▶ EXERCISE OBJECTIVE
Look for the line containing "Convert this diagram to TikZ code." and the line containing "(sec2) at (1001,760)" in the entries below. Copy those two and all lines between them exactly, leaving out pictures.

▶ DATASET EXTRACT
----

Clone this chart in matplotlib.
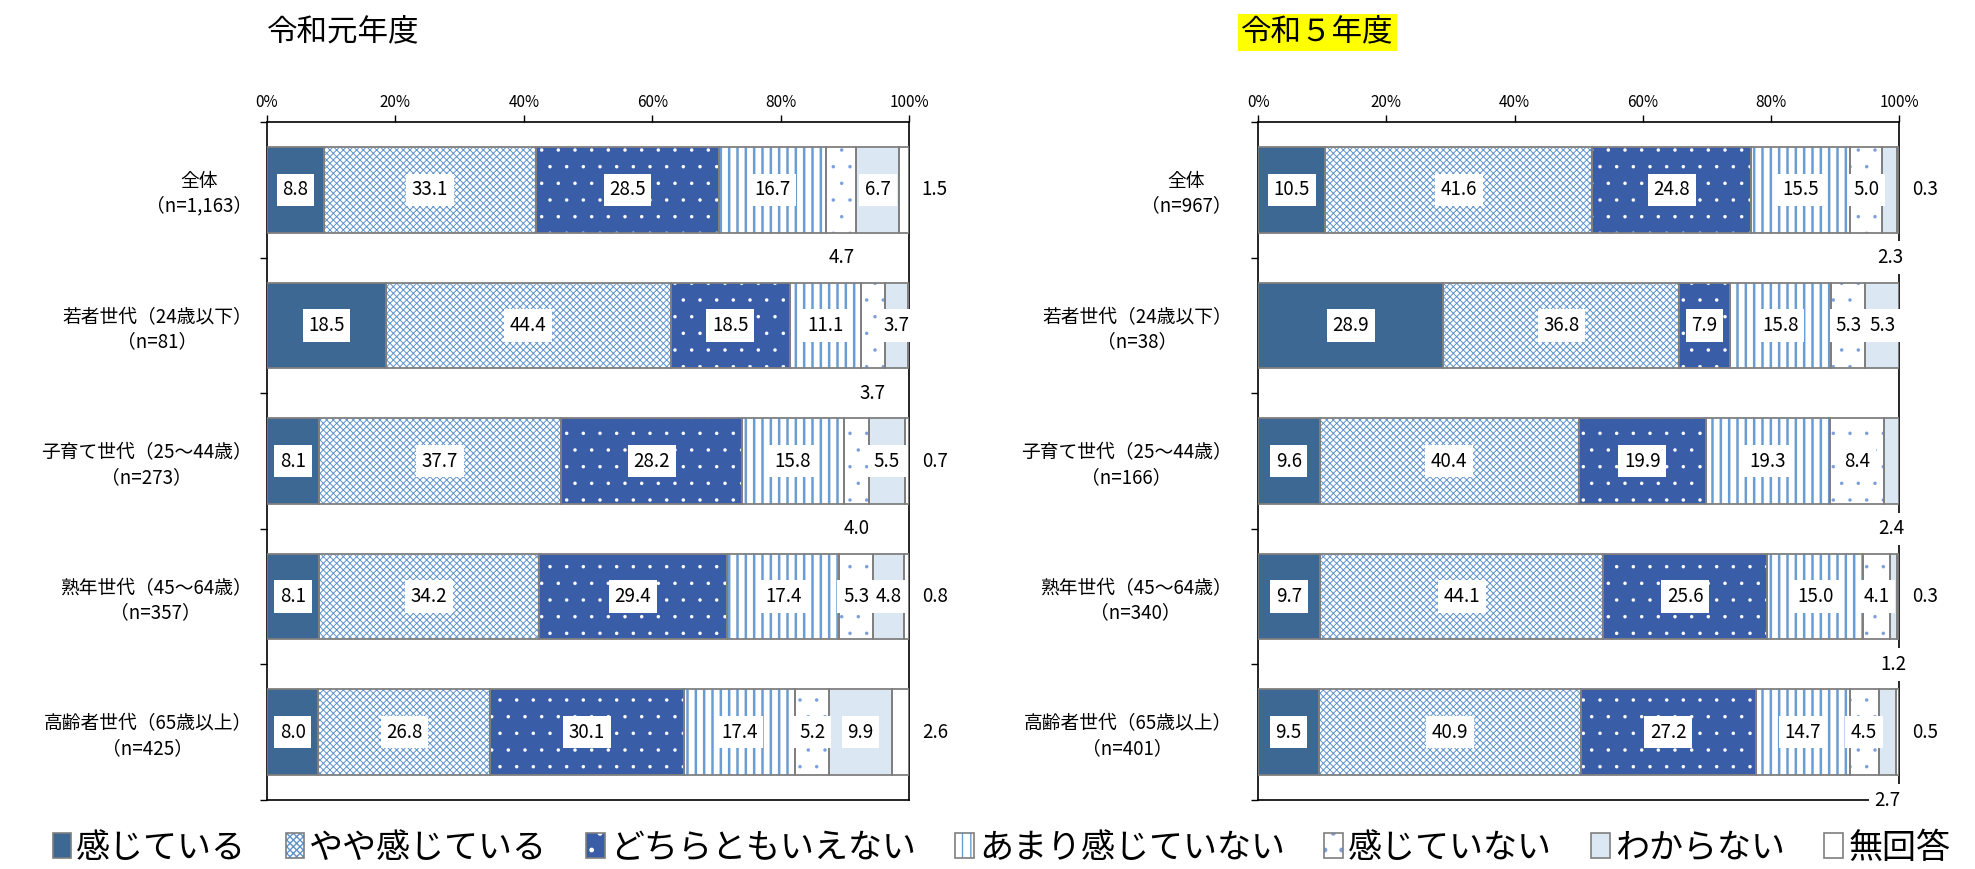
import matplotlib
matplotlib.use("Agg")
import matplotlib.pyplot as plt
from matplotlib.patches import Patch
from matplotlib.legend_handler import HandlerTuple

# ==========================================
# SETTINGS
# ==========================================
plt.rcParams["font.family"] = ["Noto Sans CJK JP", "DejaVu Sans"]
plt.rcParams["hatch.linewidth"] = 1.0

OUTPUT_PLOT = "out.png"

# ==========================================
# DATA
# ==========================================
SERIES = ["感じている", "やや感じている", "どちらともいえない",
          "あまり感じていない", "感じていない", "わからない", "無回答"]

CATS_R1 = ["全体\n（n=1,163）", "若者世代（24歳以下）\n（n=81）",
           "子育て世代（25～44歳）\n（n=273）", "熟年世代（45～64歳）\n（n=357）",
           "高齢者世代（65歳以上）\n（n=425）"]
CATS_R5 = ["全体\n（n=967）", "若者世代（24歳以下）\n（n=38）",
           "子育て世代（25～44歳）\n（n=166）", "熟年世代（45～64歳）\n（n=340）",
           "高齢者世代（65歳以上）\n（n=401）"]

# rows = categories, columns = SERIES
VALUES_R1 = [
    [8.8, 33.1, 28.5, 16.7, 4.7, 6.7, 1.5],
    [18.5, 44.4, 18.5, 11.1, 3.7, 3.7, 0.0],
    [8.1, 37.7, 28.2, 15.8, 4.0, 5.5, 0.7],
    [8.1, 34.2, 29.4, 17.4, 5.3, 4.8, 0.8],
    [8.0, 26.8, 30.1, 17.4, 5.2, 9.9, 2.6],
]
VALUES_R5 = [
    [10.5, 41.6, 24.8, 15.5, 5.0, 2.3, 0.3],
    [28.9, 36.8, 7.9, 15.8, 5.3, 5.3, 0.0],
    [9.6, 40.4, 19.9, 19.3, 8.4, 2.4, 0.0],
    [9.7, 44.1, 25.6, 15.0, 4.1, 1.2, 0.3],
    [9.5, 40.9, 27.2, 14.7, 4.5, 2.7, 0.5],
]

# where each value label goes: i = inside, b = below bar, r = right of frame, - = none
PLACE_R1 = ["iiiibir", "iiiibi-", "iiiibir", "iiiiiir", "iiiiiir"]
PLACE_R5 = ["iiiiibr", "iiiiii-", "iiiiib-", "iiiiibr", "iiiiibr"]

# ==========================================
# STYLES
# ==========================================
EDGE = "#7f7f7f"
STYLES = [
    dict(face="#3c6893", hatch=None, hc="#3c6893", hlw=1.0),
    dict(face="white", hatch="xxxxx", hc="#5f93cc", hlw=0.7),
    dict(face="#3a5da8", hatch=".", hc="white", hlw=0.1),
    dict(face="white", hatch="||", hc="#6a9dd3", hlw=1.8),
    dict(face="white", hatch=".", hc="#7c9fdc", hlw=0.1),
    dict(face="#dce7f4", hatch=None, hc="#dce7f4", hlw=1.0),
    dict(face="white", hatch=None, hc="white", hlw=1.0),
]
BAR_H = 0.63


def set_hlw(patches, lw):
    for p in patches:
        if hasattr(p, "set_hatch_linewidth"):
            p.set_hatch_linewidth(lw)


def label(ax, x, y, v):
    ax.text(x, y, f"{v:.1f}", ha="center", va="center", fontsize=13.5,
            bbox=dict(boxstyle="square,pad=0.3", fc="white", ec="none"),
            clip_on=False, zorder=6)


def draw_panel(ax, cats, values, places, ypad):
    n = len(cats)
    y = list(range(n))
    left = [0.0] * n
    for j, st in enumerate(STYLES):
        w = [row[j] for row in values]
        with plt.rc_context({"hatch.linewidth": st["hlw"]}):
            bars = ax.barh(y, w, left=left, height=BAR_H, color=st["face"],
                           hatch=st["hatch"], edgecolor=st["hc"], linewidth=0, zorder=2)
        set_hlw(bars, st["hlw"])
        ax.barh(y, w, left=left, height=BAR_H, fill=False,
                edgecolor=EDGE, linewidth=1.3, zorder=3)
        for i in range(n):
            p = places[i][j]
            if p == "i":
                label(ax, left[i] + w[i] / 2, i, w[i])
            elif p == "b":
                label(ax, left[i] + w[i] / 2, i + 0.5, w[i])
            elif p == "r":
                label(ax, 104, i, w[i])
        left = [a + b for a, b in zip(left, w)]

    ax.set_xlim(0, 100)
    ax.set_ylim(n - 0.5, -0.5)
    ax.xaxis.tick_top()
    ax.set_xticks(range(0, 101, 20))
    ax.set_xticklabels([f"{v}%" for v in range(0, 101, 20)])
    ax.tick_params(axis="x", length=5, width=1, pad=3, labelsize=11)

    ax.set_yticks(y)
    ax.set_yticklabels(cats, fontsize=13.5)
    for t in ax.get_yticklabels():
        t.set_multialignment("center")
    ax.tick_params(axis="y", which="major", length=0, pad=ypad)
    ax.set_yticks([k - 0.5 for k in range(n + 1)], minor=True)
    ax.tick_params(axis="y", which="minor", length=5, width=1)

    for s in ax.spines.values():
        s.set_color("black")
        s.set_linewidth(1.2)


# ==========================================
# PLOT
# ==========================================
fig = plt.figure(figsize=(19.75, 8.69), dpi=100)

ax1 = fig.add_axes([0.1352, 0.0794, 0.3251, 0.7802])
ax2 = fig.add_axes([0.6370, 0.0794, 0.3246, 0.7802])

draw_panel(ax1, CATS_R1, VALUES_R1, PLACE_R1, 11)
draw_panel(ax2, CATS_R5, VALUES_R5, PLACE_R5, 19)

fig.text(0.1352, 0.963, "令和元年度", fontsize=22, ha="left", va="center")
fig.text(0.6285, 0.963, "令和５年度", fontsize=22, ha="left", va="center",
         bbox=dict(boxstyle="square,pad=0.1", fc="#ffff00", ec="none"))

handles = []
for st in STYLES:
    with plt.rc_context({"hatch.linewidth": st["hlw"]}):
        fill = Patch(facecolor=st["face"], hatch=st["hatch"], edgecolor=st["hc"], linewidth=0)
    set_hlw([fill], st["hlw"])
    handles.append((fill, Patch(fill=False, edgecolor=EDGE, linewidth=1.2)))

fig.legend(handles, SERIES,
           handler_map={tuple: HandlerTuple(ndivide=1, pad=0)},
           loc="center", bbox_to_anchor=(0.507, 0.024), ncol=7,
           frameon=False, fontsize=24.5, handlelength=0.55, handleheight=0.75,
           handletextpad=0.15, columnspacing=1.15, borderaxespad=0, borderpad=0)

fig.savefig(OUTPUT_PLOT, dpi=100)
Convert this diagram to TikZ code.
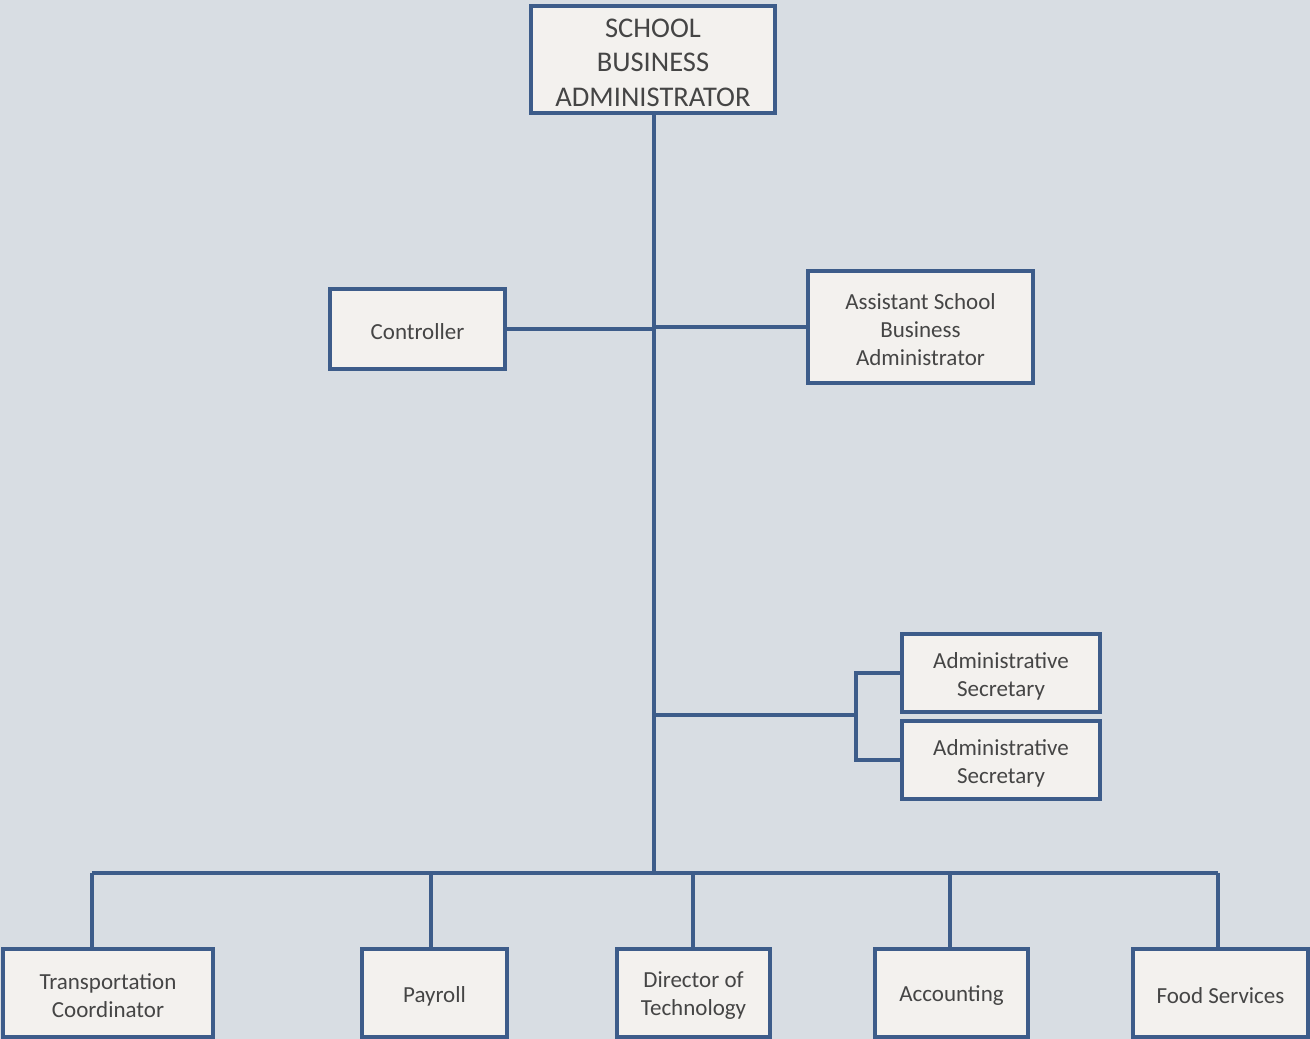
\documentclass[tikz,border=0pt]{standalone}
\usepackage{fontspec}
\setmainfont{Carlito}
\begin{document}
\begin{tikzpicture}[x=1pt,y=-1pt,
  every node/.style={inner sep=0pt, outer sep=0pt},
  boxtext/.style={align=center, text=inktext, font=\fontsize{23}{28}\selectfont, yshift=-3pt},
  bigtext/.style={boxtext, font=\fontsize{28.5}{34.5}\selectfont},
  orgbox/.style={draw=linkblue, fill=boxfill, line width=3.6pt},
  link/.style={draw=linkblue, line width=3.6pt}]
\definecolor{linkblue}{HTML}{3D5C8A}
\definecolor{boxfill}{HTML}{F3F1EE}
\definecolor{inktext}{HTML}{454545}
\definecolor{paper}{HTML}{D8DDE3}

% background sheet
\fill[paper] (0,0) rectangle (1310,1039);
\useasboundingbox (0,0) rectangle (1310,1039);

% boxes, each with its caption centred inside
\node[orgbox, minimum width=244pt, minimum height=107pt,
  label={[bigtext]center:SCHOOL\\BUSINESS\\ADMINISTRATOR}] (sba) at (653,59.5) {};
\node[orgbox, minimum width=175pt, minimum height=80pt,
  label={[boxtext]center:Controller}] (ctrl) at (417.5,329) {};
\node[orgbox, minimum width=225pt, minimum height=112pt,
  label={[boxtext]center:Assistant School\\Business\\Administrator}] (asba) at (920.5,327) {};
\node[orgbox, minimum width=198pt, minimum height=78pt,
  label={[boxtext]center:Administrative\\Secretary}] (sec1) at (1001,673) {};
\node[orgbox, minimum width=198pt, minimum height=78pt,
  label={[boxtext]center:Administrative\\Secretary}] (sec2) at (1001,760) {};

\node[orgbox, minimum width=210pt, minimum height=88pt,
  label={[boxtext]center:Transportation\\Coordinator}] (trans) at (108,993) {};
\node[orgbox, minimum width=145pt, minimum height=88pt,
  label={[boxtext]center:Payroll}] (pay) at (434.5,993) {};
\node[orgbox, minimum width=153pt, minimum height=88pt,
  label={[boxtext]center:Director of\\Technology}] (tech) at (693.5,993) {};
\node[orgbox, minimum width=153pt, minimum height=88pt,
  label={[boxtext]center:Accounting}] (acct) at (951.5,993) {};
\node[orgbox, minimum width=175pt, minimum height=88pt,
  label={[boxtext]center:Food Services}] (food) at (1220.5,993) {};

% junction points
\coordinate (bus) at (654,873);
\coordinate (mid) at (654,327);
\coordinate (secj) at (654,715);
\coordinate (brk) at (856,715);

% trunk and side branches
\draw[link] (sba.south -| bus) -- (bus);
\draw[link] (ctrl.east) -- (ctrl.east -| mid);
\draw[link] (mid) -- (asba.west);
\draw[link] (secj) -- (brk);
\draw[link] (sec1.west) -- (sec1.west -| brk) -- (sec2.west -| brk) -- (sec2.west);

% bottom bus and drops
\draw[link] (92,873) -- (1218,873);
\draw[link] (92,873) -- (trans.north -| 92,0);
\draw[link] (431,873) -- (pay.north -| 431,0);
\draw[link] (693,873) -- (tech.north -| 693,0);
\draw[link] (950,873) -- (acct.north -| 950,0);
\draw[link] (1218,873) -- (food.north -| 1218,0);
\end{tikzpicture}
\end{document}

----

▶ COMPLETED TASK
Convert this diagram to TikZ code.
\documentclass[tikz,border=0pt]{standalone}
\usepackage{fontspec}
\setmainfont{Carlito}
\begin{document}
\begin{tikzpicture}[x=1pt,y=-1pt,
  every node/.style={inner sep=0pt, outer sep=0pt},
  boxtext/.style={align=center, text=inktext, font=\fontsize{23}{28}\selectfont, yshift=-3pt},
  bigtext/.style={boxtext, font=\fontsize{28.5}{34.5}\selectfont},
  orgbox/.style={draw=linkblue, fill=boxfill, line width=3.6pt},
  link/.style={draw=linkblue, line width=3.6pt}]
\definecolor{linkblue}{HTML}{3D5C8A}
\definecolor{boxfill}{HTML}{F3F1EE}
\definecolor{inktext}{HTML}{454545}
\definecolor{paper}{HTML}{D8DDE3}

% background sheet
\fill[paper] (0,0) rectangle (1310,1039);
\useasboundingbox (0,0) rectangle (1310,1039);

% boxes, each with its caption centred inside
\node[orgbox, minimum width=244pt, minimum height=107pt,
  label={[bigtext]center:SCHOOL\\BUSINESS\\ADMINISTRATOR}] (sba) at (653,59.5) {};
\node[orgbox, minimum width=175pt, minimum height=80pt,
  label={[boxtext]center:Controller}] (ctrl) at (417.5,329) {};
\node[orgbox, minimum width=225pt, minimum height=112pt,
  label={[boxtext]center:Assistant School\\Business\\Administrator}] (asba) at (920.5,327) {};
\node[orgbox, minimum width=198pt, minimum height=78pt,
  label={[boxtext]center:Administrative\\Secretary}] (sec1) at (1001,673) {};
\node[orgbox, minimum width=198pt, minimum height=78pt,
  label={[boxtext]center:Administrative\\Secretary}] (sec2) at (1001,760) {};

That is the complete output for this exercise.